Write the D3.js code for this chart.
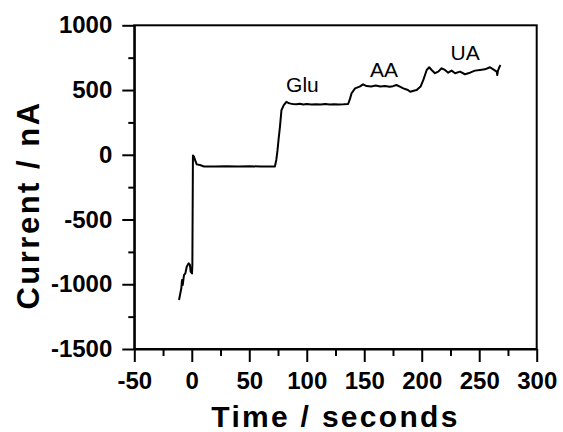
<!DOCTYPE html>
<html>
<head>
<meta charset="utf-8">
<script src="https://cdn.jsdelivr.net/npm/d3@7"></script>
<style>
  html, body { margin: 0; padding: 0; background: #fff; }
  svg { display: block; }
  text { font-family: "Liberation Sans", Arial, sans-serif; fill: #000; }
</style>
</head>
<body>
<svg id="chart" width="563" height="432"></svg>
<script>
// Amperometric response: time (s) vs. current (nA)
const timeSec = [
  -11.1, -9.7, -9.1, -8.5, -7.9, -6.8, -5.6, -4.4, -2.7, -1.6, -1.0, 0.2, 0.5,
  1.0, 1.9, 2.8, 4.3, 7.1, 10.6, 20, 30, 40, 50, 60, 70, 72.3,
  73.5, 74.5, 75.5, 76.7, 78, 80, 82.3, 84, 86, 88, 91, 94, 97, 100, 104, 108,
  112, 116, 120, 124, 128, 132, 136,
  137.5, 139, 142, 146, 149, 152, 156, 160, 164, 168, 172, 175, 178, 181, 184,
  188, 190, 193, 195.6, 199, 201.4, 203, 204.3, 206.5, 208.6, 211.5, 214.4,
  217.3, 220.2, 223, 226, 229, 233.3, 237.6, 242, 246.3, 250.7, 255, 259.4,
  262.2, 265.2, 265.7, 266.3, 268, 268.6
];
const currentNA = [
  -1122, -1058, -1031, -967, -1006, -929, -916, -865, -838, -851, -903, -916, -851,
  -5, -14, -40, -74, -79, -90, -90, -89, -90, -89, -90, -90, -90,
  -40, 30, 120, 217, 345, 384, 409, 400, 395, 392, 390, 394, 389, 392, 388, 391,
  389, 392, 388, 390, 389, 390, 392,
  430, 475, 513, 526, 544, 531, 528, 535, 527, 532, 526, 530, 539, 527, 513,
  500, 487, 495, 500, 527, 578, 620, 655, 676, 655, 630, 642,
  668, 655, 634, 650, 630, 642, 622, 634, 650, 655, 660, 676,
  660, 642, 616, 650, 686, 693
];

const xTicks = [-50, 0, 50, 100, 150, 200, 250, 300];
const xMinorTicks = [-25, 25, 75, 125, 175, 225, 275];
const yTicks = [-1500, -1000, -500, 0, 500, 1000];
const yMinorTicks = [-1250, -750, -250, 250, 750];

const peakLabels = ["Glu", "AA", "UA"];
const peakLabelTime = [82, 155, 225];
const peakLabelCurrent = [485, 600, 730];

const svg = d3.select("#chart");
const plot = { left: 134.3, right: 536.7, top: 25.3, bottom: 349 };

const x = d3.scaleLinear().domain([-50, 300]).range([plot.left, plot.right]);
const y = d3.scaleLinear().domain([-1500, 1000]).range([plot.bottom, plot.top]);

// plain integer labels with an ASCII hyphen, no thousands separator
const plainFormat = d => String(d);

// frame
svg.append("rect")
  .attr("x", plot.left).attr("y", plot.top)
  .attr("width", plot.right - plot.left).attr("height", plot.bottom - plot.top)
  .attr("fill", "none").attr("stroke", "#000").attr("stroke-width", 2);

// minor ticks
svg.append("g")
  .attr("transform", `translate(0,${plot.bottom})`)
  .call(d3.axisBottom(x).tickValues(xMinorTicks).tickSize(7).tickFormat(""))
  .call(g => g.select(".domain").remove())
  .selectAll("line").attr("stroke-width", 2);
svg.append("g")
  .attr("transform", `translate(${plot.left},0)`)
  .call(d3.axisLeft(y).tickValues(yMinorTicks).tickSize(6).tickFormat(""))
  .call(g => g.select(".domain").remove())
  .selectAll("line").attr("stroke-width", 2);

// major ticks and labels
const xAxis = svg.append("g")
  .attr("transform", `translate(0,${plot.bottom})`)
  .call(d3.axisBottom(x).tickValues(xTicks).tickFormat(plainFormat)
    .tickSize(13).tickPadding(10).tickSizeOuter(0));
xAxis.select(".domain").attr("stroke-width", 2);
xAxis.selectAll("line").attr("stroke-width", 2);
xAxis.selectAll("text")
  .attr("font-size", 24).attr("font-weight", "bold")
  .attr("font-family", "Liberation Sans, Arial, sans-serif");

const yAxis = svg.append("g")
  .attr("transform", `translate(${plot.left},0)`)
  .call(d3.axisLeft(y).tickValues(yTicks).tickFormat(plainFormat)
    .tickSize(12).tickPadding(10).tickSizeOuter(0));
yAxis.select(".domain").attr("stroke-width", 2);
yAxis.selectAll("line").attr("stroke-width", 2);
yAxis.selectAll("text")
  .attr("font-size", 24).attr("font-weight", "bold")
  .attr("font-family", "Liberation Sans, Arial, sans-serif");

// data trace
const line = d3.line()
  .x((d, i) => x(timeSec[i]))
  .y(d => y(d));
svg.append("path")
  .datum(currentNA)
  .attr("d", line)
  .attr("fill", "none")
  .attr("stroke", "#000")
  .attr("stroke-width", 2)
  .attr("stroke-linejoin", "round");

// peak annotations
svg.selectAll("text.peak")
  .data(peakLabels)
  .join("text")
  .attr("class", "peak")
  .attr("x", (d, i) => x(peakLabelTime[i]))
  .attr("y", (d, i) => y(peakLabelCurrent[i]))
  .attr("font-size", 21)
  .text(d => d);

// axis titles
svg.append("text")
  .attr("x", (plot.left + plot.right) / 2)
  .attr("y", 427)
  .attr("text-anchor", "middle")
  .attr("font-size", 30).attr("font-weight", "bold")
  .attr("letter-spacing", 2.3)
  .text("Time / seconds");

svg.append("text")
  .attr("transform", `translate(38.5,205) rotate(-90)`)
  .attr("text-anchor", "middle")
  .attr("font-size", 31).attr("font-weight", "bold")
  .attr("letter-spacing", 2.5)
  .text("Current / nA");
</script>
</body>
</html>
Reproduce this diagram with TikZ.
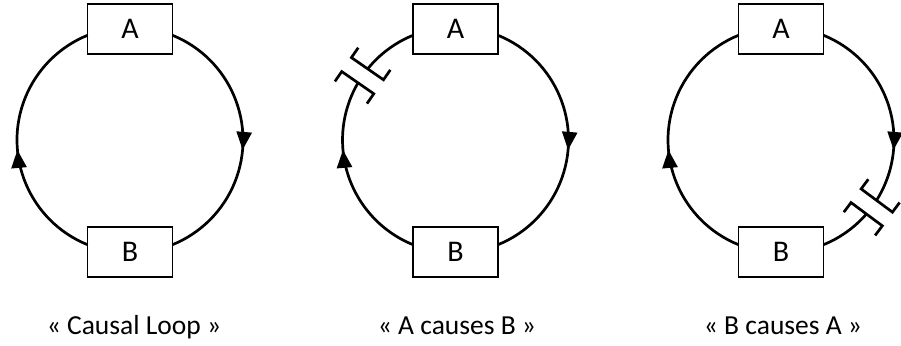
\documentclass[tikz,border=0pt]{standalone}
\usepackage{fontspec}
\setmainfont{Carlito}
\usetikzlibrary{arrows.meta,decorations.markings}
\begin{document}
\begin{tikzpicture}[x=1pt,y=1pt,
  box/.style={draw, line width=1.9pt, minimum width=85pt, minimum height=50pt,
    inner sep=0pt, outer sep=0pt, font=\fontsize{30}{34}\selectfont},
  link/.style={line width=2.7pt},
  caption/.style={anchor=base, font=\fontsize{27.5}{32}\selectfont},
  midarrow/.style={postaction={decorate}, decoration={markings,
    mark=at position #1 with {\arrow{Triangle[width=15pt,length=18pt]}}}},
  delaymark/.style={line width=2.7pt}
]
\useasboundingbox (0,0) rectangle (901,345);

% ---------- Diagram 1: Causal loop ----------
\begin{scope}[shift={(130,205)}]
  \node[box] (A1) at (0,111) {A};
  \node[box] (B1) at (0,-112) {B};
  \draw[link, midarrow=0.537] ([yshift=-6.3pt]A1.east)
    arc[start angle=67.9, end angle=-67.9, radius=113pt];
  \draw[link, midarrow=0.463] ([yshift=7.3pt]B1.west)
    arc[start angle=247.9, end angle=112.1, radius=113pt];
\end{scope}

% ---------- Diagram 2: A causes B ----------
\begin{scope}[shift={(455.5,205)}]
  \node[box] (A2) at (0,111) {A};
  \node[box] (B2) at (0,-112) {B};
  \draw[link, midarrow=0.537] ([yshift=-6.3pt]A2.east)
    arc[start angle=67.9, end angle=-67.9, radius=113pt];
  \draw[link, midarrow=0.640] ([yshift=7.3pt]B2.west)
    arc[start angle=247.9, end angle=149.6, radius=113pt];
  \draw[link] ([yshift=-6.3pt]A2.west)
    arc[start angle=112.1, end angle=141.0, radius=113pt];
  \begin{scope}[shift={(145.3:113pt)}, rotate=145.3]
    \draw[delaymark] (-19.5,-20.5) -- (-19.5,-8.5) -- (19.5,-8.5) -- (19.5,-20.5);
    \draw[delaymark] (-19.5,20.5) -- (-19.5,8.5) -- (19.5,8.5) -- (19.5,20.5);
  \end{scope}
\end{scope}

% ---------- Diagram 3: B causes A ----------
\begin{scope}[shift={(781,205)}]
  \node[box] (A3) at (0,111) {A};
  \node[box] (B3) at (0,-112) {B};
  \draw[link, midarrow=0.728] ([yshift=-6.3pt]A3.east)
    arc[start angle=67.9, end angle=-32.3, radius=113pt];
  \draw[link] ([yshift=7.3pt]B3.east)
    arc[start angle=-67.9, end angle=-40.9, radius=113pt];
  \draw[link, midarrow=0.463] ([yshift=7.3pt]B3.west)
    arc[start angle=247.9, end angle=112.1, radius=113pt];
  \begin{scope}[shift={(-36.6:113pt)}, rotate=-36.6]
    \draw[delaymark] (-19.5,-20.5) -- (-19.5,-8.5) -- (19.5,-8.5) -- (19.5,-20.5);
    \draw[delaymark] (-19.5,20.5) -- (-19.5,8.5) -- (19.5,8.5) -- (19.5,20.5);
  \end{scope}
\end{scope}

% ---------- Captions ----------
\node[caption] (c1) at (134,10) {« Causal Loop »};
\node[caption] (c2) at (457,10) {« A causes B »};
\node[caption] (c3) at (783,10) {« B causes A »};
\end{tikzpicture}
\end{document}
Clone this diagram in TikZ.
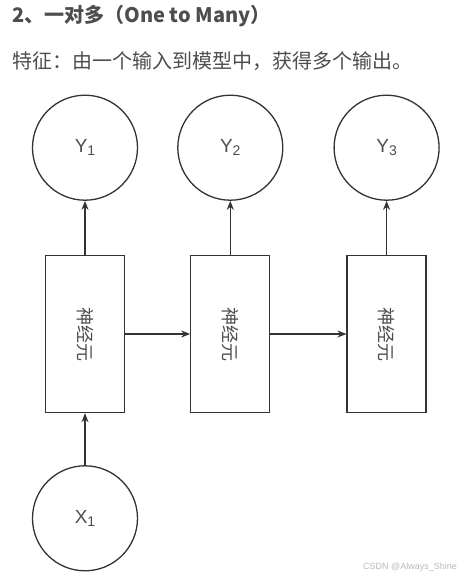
- - - - - - -
Written exercise:
Check all the records above and select each line where the string "this" is found.

Response to the task:
Write the D3.js code for this chart.
Reproduce this diagram with TikZ.
Clone this diagram in TikZ.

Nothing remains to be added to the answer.